Kiwi-developed sensor technology could improve the way wine is made even before the harvested grapes arrive at the winery.
A leading wine chemist at the University of Auckland, Professor Paul Kilmartin, is developing sensor technology that would begin the winemaking process immediately after harvest.
The sensors would monitor antioxidant levels in the grapes and juice during transport and potentially allow levels to be adjusted.
For sauvignon blanc, adjustment of antioxidant levels immediately after harvesting is crucial because they help produce the distinctive passion fruit aromas the wine is famous for.
With transport times to the winery up to two hours, the ability to make adjustments while the grapes are in transit could make a vital difference.
"Adjusting sulfur dioxide levels as soon as possible after harvest is crucial to the development of complex sulfur-containing compounds that give the wine its distinctive aromas, particularly the intense tropical aromas we associate with this wine," Professor Kilmartin said.
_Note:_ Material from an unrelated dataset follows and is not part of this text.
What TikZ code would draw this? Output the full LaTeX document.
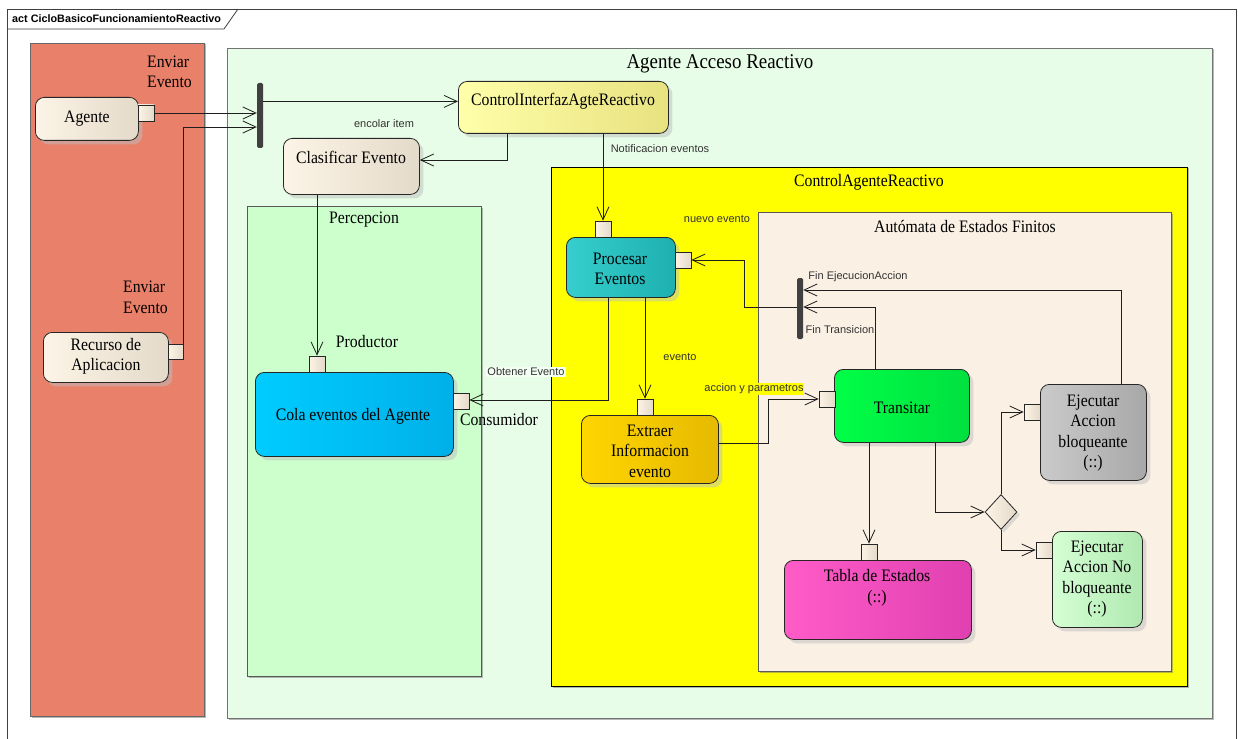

"Sensor technology would give winemakers another option to ensure that oxidation is controlled right from the time the grapes are picked no matter how far they have to travel to the winery."
Professor Kilmartin will present his inaugural lecture tomorrow, outlining research in the area of sauvignon blanc at the University of Auckland's Wine Science Programme within the School of Chemical Sciences.
The team has made significant advances in recent years including the discovery that machine harvesting - as opposed to hand-picking - produces higher levels of aromas characteristic of New Zealand sauvignon blanc.
Other research has shown that cold storage can triple the shelf-life of sauvignon blanc by reducing the loss of characteristic tropical fruit aromas over time.
*The public can hear Professor Kilmartin's free lecture on Thursday, November 6, at 6pm, in MLT2, Level 1, Building 303 of the university's science block at Princes St, Central Auckland.